QUOTE
"Constitution4.202
The constitutional validity of s 18C has not been tested before the High Court. The provision may be vulnerable to challenge on two fronts.[237]
4.203 The first is the question of whether s 18C is validly supported by the external affairs power under s 51(xxix) of the Constitution. This would arise if the provision extends beyond Australia’s international obligations under the ICCPR and CERD, which may be said to ‘focus on protecting against racial vilification and hatred rather than prohibiting offence or insult’.[238]
4.204 The second relates to the implied freedom of political communication. In this context, the High Court has observed that ‘insult and invective’ are a legitimate part of political discussion and debate.[239] The inclusion of the words ‘offend’ and ‘insult’ raises a possibility that the High Court, in an appropriate case, might read down the scope of s 18C, or find it invalid.[240]
Review of s 18C4.205 Australian racial vilification laws have long been the subject of academic and other criticism. For example, in 2004, Dan Meagher suggested that Commonwealth, state and territory laws, including s 18C of the RDA, lacked ‘sufficient precision and clarity in key respects’. As a consequence, an incoherent body of case law has developed, where too much is left open to the decision maker in each individual case.[241]
4.206 Meagher concluded that the primary goal of racial vilification laws in Australia—to regulate racial vilification without curbing legitimate public communication—is compromised by this lack of precision and clarity.[242]
4.207 The ALRC has not established whether s 18C of the RDA has, in practice, caused unjustifiable interferences with freedom of speech.[243] However, it appears that pt IIA of the RDA, of which s 18C forms a part, would benefit from more thorough review in relation to freedom of speech.

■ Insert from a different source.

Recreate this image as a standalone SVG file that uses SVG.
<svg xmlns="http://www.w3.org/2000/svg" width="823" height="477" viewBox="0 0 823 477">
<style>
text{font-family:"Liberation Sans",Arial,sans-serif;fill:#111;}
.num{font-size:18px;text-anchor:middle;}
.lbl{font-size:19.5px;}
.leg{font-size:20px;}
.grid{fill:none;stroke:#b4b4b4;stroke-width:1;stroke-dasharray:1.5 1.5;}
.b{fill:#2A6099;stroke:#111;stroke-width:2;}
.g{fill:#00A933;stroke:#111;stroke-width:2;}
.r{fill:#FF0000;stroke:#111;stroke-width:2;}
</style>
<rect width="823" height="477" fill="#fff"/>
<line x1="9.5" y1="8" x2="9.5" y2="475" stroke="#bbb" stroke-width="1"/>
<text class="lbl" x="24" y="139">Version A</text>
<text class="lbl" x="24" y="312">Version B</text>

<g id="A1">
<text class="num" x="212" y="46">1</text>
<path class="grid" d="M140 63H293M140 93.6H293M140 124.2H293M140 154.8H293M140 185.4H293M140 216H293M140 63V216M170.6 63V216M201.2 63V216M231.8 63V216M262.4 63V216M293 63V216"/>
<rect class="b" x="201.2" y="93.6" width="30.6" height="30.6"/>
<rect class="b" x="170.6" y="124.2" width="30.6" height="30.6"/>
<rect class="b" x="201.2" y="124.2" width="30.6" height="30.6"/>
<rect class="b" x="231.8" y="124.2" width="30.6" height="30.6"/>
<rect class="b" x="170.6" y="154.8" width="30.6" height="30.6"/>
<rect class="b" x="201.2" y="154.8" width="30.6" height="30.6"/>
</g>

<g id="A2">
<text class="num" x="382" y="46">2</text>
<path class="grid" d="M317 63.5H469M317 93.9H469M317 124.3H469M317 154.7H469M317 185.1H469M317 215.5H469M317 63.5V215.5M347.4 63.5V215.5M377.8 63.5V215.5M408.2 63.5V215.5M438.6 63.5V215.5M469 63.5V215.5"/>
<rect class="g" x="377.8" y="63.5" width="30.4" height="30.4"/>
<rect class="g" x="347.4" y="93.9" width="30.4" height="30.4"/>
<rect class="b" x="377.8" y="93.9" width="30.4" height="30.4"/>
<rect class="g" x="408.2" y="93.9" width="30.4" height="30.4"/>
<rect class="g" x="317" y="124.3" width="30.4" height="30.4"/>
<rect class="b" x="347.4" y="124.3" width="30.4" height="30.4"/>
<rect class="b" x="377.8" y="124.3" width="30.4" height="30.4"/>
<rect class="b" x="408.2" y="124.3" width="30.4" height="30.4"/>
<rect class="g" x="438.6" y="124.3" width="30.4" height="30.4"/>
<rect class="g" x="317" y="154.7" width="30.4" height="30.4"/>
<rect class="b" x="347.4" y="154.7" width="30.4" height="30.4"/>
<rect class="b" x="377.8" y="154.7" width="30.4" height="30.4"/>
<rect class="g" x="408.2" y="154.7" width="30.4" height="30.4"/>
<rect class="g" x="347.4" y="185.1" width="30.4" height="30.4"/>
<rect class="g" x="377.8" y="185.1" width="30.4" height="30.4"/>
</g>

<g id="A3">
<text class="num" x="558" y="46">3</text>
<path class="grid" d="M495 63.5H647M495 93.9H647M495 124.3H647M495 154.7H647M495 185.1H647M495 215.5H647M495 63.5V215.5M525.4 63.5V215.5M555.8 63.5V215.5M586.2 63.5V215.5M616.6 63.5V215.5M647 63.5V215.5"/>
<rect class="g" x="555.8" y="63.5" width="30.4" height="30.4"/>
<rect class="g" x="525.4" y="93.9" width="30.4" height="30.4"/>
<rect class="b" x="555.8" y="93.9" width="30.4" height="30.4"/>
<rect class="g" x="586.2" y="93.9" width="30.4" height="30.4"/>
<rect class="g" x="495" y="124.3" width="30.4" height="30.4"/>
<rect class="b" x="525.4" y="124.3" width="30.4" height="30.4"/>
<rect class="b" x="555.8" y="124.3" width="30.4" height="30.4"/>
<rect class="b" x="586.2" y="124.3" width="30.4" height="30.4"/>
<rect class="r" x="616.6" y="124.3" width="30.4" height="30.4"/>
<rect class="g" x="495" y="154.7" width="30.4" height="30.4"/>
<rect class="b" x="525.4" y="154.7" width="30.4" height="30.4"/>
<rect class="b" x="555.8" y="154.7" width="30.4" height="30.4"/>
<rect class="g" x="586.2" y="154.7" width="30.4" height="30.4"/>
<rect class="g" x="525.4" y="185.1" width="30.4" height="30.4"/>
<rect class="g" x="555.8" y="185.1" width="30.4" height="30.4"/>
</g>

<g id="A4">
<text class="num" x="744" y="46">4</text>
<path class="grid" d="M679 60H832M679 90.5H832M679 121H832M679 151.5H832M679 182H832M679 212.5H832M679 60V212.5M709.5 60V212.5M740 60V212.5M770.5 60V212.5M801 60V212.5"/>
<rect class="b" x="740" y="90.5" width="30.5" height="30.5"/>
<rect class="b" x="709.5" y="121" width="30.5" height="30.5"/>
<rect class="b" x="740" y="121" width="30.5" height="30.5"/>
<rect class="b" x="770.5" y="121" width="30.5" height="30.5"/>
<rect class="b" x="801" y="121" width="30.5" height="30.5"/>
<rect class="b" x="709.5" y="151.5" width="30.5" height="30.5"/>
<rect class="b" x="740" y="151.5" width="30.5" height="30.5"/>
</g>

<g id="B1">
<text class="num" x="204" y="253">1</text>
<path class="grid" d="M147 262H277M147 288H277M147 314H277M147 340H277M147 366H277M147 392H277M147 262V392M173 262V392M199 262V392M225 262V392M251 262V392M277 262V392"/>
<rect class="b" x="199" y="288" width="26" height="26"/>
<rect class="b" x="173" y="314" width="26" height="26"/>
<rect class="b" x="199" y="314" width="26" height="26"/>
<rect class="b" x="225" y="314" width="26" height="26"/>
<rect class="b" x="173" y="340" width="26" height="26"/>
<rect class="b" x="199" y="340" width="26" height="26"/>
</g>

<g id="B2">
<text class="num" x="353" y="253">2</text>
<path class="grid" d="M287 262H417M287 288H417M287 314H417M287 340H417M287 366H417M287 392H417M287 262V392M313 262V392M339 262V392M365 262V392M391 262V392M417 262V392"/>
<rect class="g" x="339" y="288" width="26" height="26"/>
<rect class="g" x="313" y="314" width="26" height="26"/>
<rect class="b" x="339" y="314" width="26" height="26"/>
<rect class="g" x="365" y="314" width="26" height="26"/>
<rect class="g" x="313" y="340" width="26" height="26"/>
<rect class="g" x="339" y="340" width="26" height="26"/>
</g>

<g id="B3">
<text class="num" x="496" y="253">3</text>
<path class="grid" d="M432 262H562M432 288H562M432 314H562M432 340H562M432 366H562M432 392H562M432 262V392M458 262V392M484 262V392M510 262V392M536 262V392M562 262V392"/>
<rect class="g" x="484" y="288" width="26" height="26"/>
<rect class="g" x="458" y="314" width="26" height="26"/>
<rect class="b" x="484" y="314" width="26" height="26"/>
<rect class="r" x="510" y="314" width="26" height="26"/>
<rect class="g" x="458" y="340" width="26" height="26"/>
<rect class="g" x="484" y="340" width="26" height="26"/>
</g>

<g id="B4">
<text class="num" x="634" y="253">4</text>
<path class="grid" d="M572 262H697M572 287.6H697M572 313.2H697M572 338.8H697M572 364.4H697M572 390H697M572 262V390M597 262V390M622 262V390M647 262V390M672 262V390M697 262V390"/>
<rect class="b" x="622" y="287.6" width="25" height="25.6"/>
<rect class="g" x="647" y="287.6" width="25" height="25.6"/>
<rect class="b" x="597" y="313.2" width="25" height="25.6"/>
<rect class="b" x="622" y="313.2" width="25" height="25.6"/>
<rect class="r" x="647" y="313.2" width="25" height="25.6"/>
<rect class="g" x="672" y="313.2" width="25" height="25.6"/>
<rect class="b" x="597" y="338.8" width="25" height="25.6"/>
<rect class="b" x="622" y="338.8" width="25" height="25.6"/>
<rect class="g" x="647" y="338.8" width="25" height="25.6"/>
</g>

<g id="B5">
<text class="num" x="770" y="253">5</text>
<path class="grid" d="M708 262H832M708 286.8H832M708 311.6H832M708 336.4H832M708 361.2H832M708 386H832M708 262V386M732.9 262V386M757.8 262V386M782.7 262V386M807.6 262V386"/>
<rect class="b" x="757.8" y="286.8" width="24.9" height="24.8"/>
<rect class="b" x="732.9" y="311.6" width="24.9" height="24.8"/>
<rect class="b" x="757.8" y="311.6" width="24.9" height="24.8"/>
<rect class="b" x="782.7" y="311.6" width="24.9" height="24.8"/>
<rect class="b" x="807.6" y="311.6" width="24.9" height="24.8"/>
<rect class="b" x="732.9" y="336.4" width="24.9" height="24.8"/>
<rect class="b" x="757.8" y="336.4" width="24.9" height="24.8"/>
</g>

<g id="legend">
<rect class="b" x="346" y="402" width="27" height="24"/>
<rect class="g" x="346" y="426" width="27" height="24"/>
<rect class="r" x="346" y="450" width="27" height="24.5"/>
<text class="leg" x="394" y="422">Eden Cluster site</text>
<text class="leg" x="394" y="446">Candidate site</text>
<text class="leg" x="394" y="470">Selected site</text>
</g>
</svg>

4.208 In particular, there are arguments that s 18C lacks sufficient precision and clarity, and unjustifiably interferes with freedom of speech by extending to speech that is reasonably likely to ‘offend’. The provision appears broader than is required under international law to prohibit the advocacy of racial hatred and broader than similar laws in other jurisdictions, and may be susceptible to constitutional challenge.
4.209 However, any such review should not take place in isolation. Stakeholders put forward arguments that people should also be protected from vilification on other grounds, including sex, sexual orientation and gender identity.[244]

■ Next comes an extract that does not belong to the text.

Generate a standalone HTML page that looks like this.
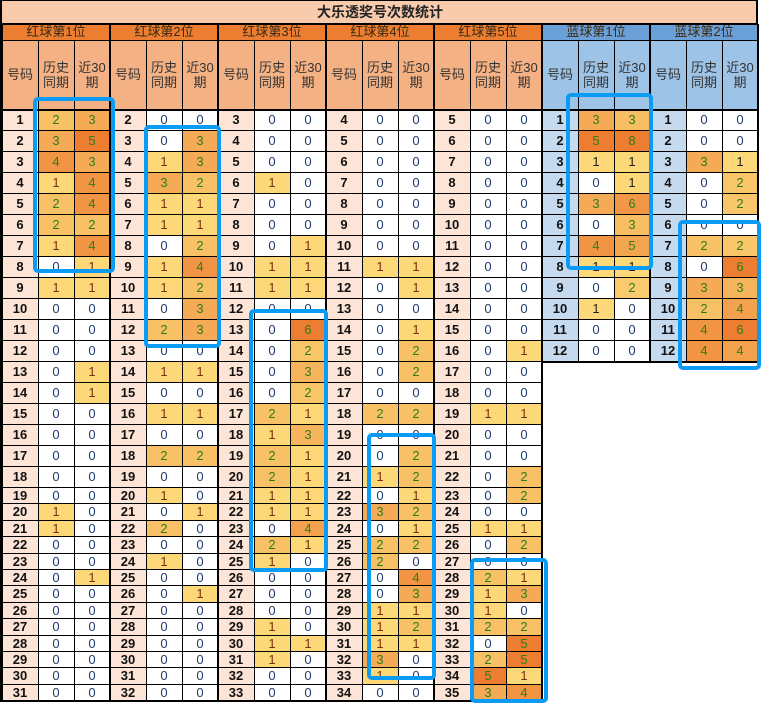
<!DOCTYPE html>
<html><head><meta charset="utf-8"><style>
body{margin:0;width:776px;height:705px;background:#fff;position:relative;overflow:hidden;font-family:"Liberation Sans","Noto Sans CJK SC",sans-serif;}
.c{position:absolute;box-sizing:border-box;display:flex;align-items:center;justify-content:center;text-align:center;font-size:13px;line-height:1.15;}
.ln{position:absolute;background:#000;}
.bx{position:absolute;box-sizing:border-box;border:4px solid #0a9cf5;border-radius:5px;}
</style></head><body>
<div id="r"></div>
<script>
const R=document.getElementById('r');
function add(x,y,w,h,txt,st){const d=document.createElement('div');d.className='c';d.style.cssText+=`left:${x}px;top:${y}px;width:${w}px;height:${h}px;`+(st||'');d.innerHTML=txt;R.appendChild(d);}
function ln(x,y,w,h){const d=document.createElement('div');d.className='ln';d.style.cssText=`left:${x}px;top:${y}px;width:${w}px;height:${h}px;`;R.appendChild(d);}
function bx(x1,y1,x2,y2){const d=document.createElement('div');d.className='bx';d.style.cssText=`left:${x1}px;top:${y1}px;width:${x2-x1}px;height:${y2-y1}px;`;R.appendChild(d);}
function rt(i){return Math.round(i<=18?110+21*i:488+16.4*(i-18));}
const G=[2,110,218,326,434,542,650];
const names=['红球第1位','红球第2位','红球第3位','红球第4位','红球第5位','蓝球第1位','蓝球第2位'];
const D=[
[[2,3],[3,5],[4,3],[1,4],[2,4],[2,2],[1,4],[0,1],[1,1],[0,0],[0,0],[0,0],[0,1],[0,1],[0,0],[0,0],[0,0],[0,0],[0,0],[1,0],[1,0],[0,0],[0,0],[0,1],[0,0],[0,0],[0,0],[0,0],[0,0],[0,0],[0,0]],
[[0,0],[0,3],[1,3],[3,2],[1,1],[1,1],[0,2],[1,4],[1,2],[0,3],[2,3],[0,0],[1,1],[0,0],[1,1],[0,0],[2,2],[0,0],[1,0],[0,1],[2,0],[0,0],[1,0],[0,0],[0,1],[0,0],[0,0],[0,0],[0,0],[0,0],[0,0]],
[[0,0],[0,0],[0,0],[1,0],[0,0],[0,0],[0,1],[1,1],[1,1],[0,0],[0,6],[0,2],[0,3],[0,2],[2,1],[1,3],[2,1],[2,1],[1,1],[1,1],[0,4],[2,1],[1,0],[0,0],[0,0],[0,0],[1,0],[1,1],[1,0],[0,0],[0,0]],
[[0,0],[0,0],[0,0],[0,0],[0,0],[0,0],[0,0],[1,1],[0,1],[0,0],[0,1],[0,2],[0,2],[0,0],[2,2],[0,0],[0,2],[1,2],[0,1],[3,2],[0,1],[2,2],[2,0],[0,4],[0,3],[1,1],[1,2],[1,1],[3,0],[1,0],[0,0]],
[[0,0],[0,0],[0,0],[0,0],[0,0],[0,0],[0,0],[0,0],[0,0],[0,0],[0,0],[0,1],[0,0],[0,0],[1,1],[0,0],[0,0],[0,2],[0,2],[0,0],[1,1],[0,2],[0,0],[2,1],[1,3],[1,0],[2,2],[0,5],[2,5],[5,1],[3,4]],
[[3,3],[5,8],[1,1],[0,1],[3,6],[0,3],[4,5],[1,1],[0,2],[1,0],[0,0],[0,0]],
[[0,0],[0,0],[3,1],[0,2],[0,2],[0,0],[2,2],[0,6],[3,3],[2,4],[4,6],[4,4]]
];
function lerp(a,b,t){return Math.round(a+(b-a)*t);}
function col(v,max){if(v==0)return '#fff';const t=Math.min(1,(v-1)/Math.max(max-1,4));
 const A=[252,216,120],B=[237,125,49];return `rgb(${lerp(A[0],B[0],t)},${lerp(A[1],B[1],t)},${lerp(A[2],B[2],t)})`;}
add(2,0,756,24,'大乐透奖号次数统计','background:#f8cbad;font-weight:bold;font-size:14px;color:#222;');
for(let g=0;g<7;g++){
 const x=G[g],blue=g>=5,d=D[g],n=d.length;
 add(x,24,108,17,names[g],`background:${blue?'#6a9fd8':'#ed7d31'};color:#3a2a10;font-size:13px;`);
 add(x,41,108,69,'',`background:${blue?'#9dc3e6':'#f4b183'};`);
 add(x,41,36,69,'号码','color:#333;');
 add(x+36,41,36,69,'历史<br>同期','color:#333;');
 add(x+72,41,36,69,'近30<br>期','color:#333;');
 const m0=Math.max(...d.map(a=>a[0])),m1=Math.max(...d.map(a=>a[1]));
 for(let i=0;i<n;i++){
  const y=rt(i),h=rt(i+1)-y;
  add(x,y,36,h,String(g<5?i+1+g:i+1),`background:${blue?'#c5daef':'#fce4d6'};font-weight:bold;color:#111;`);
  [0,1].forEach(k=>{const v=d[i][k];const c=v==0?'#1f3b70':(v==1?(blue?'#222':'#7a3010'):'#2e7d1a');
   add(x+36+36*k,y,36,h,String(v),`background:${col(v,k?m1:m0)};color:${c};`);});
  ln(x,y+h-1,108,1);
 }
 const bot=rt(n);
 ln(x+36,41,1,bot-41);ln(x+72,41,1,bot-41);
 ln(x-1,24,2,bot-24);ln(x+107,24,2,bot-24);
 ln(x,bot-1,108,2);
}
ln(0,0,2,702);ln(756,0,2,24);ln(0,0,758,1);
ln(2,23,756,2);ln(2,40,756,1);ln(2,109,756,2);
bx(33,97,115,273);bx(144,125,221,348);bx(249,309,328,572);bx(367,433,436,680);bx(470,558,548,703);bx(566,93,653,270);bx(678,220,761,370);
</script>
</body></html>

4.210 While recognising that anti-vilification laws serve a number of purposes, including providing an ‘educative and symbolic function and acting as a general deterrent’,[245] there are also concerns that existing laws do not effectively prohibit more serious ‘hate speech’.

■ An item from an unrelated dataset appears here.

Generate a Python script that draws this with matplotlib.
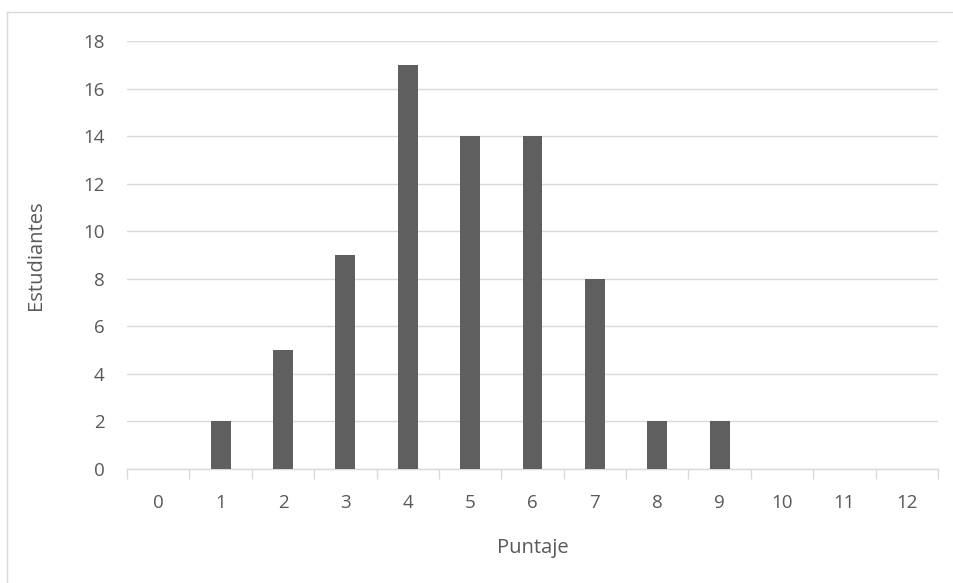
import matplotlib
matplotlib.use("Agg")
import matplotlib.pyplot as plt
from matplotlib.lines import Line2D

categories = ["0", "1", "2", "3", "4", "5", "6", "7", "8", "9", "10", "11", "12"]
students = [0, 2, 5, 9, 17, 14, 14, 8, 2, 2, 0, 0, 0]
y_ticks = [0, 2, 4, 6, 8, 10, 12, 14, 16, 18]

plt.rcParams['font.family'] = ['Open Sans', 'DejaVu Sans']
fig = plt.figure(figsize=(9.54, 5.83), dpi=100)
ax = fig.add_axes([127/954, 1 - 469/583, (938-127)/954, (469-41)/583])

x = list(range(len(categories)))
ax.bar(x, students, width=0.32, color="#5f5f5f", zorder=3)

ax.set_xlim(-0.5, len(categories) - 0.5)
ax.set_ylim(0, 18)
ax.set_yticks(y_ticks)
ax.set_xticks(x)
ax.set_xticklabels(categories)
ax.yaxis.grid(True, color="#d9d9d9", linewidth=1, zorder=0)
for s in ["top", "right", "left"]:
    ax.spines[s].set_visible(False)
ax.spines["bottom"].set_color("#d9d9d9")
ax.spines["bottom"].set_linewidth(1)
ax.tick_params(axis="y", length=0, pad=16, labelsize=13.5, labelcolor="#595959")
ax.tick_params(axis="x", length=0, pad=18, labelsize=13.5, labelcolor="#595959")
# category boundary ticks
ax.set_xticks([i - 0.5 for i in range(len(categories) + 1)], minor=True)
ax.tick_params(axis="x", which="minor", length=7, color="#d9d9d9", width=1)

ax.set_xlabel("Puntaje", fontsize=14.5, color="#595959", labelpad=19)
ax.set_ylabel("Estudiantes", fontsize=14.5, color="#595959", labelpad=27)

# chart border (left and top visible)
fig.add_artist(Line2D([7/954, 7/954], [0, 1 - 12/583], transform=fig.transFigure, color="#d9d9d9", lw=1))
fig.add_artist(Line2D([7/954, 1], [1 - 12/583, 1 - 12/583], transform=fig.transFigure, color="#d9d9d9", lw=1))

fig.savefig("out.png", dpi=100)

4.211 For example, the AIJAC suggested that the Australian Government should consider amendments to ss 80.2A and 80.2B of the Criminal Code to improve their effectiveness against ‘incitement to racially motivated violence and racial hatred including on online platforms’.[246]
4.212 A review of pt IIA might best be done in conjunction with a more general review of vilification laws that could consider not only existing encroachments on freedom of speech, but also whether existing Commonwealth laws effectively discourage the urging of violence towards targeted groups distinguished by race, religion, nationality, national or ethnic origin or political opinion.[247] In this context, the Counter-Terrorism Legislation Amendment Bill (No 1) 2015 (Cth), introduced on 12 November 2015, would create a new offence of advocating genocide in div 80 of the Criminal Code.[248]
4.213 A related issue concerns Australia’s compliance with CERD.[249] Article 4(a) of CERD states that signatory states should criminalise the dissemination of ideas based on racial superiority or hatred and all other propaganda activities promoting and inciting racial discrimination. Article 4 is not fully implemented in Australian law, because s 18C does not create a criminal offence.[250]
4.214 In 2000, the UN Committee on the Elimination of Racial Discrimination acknowledged the ‘civil law prohibition of offensive, insulting, humiliating or intimidating behaviour based on race’ contained in s 18C, and recommended that Australia ‘continue making efforts to adopt appropriate legislation’ giving full effect to art 4(a) of CERD.[251]
4.215 Greater harmonisation between Commonwealth, state and territory laws in this area may also be desirable. While all Australian states and the ACT have racial discrimination legislation in many ways similar to the RDA, the approaches to racial vilification and other conduct based on race hate are not uniform.[252]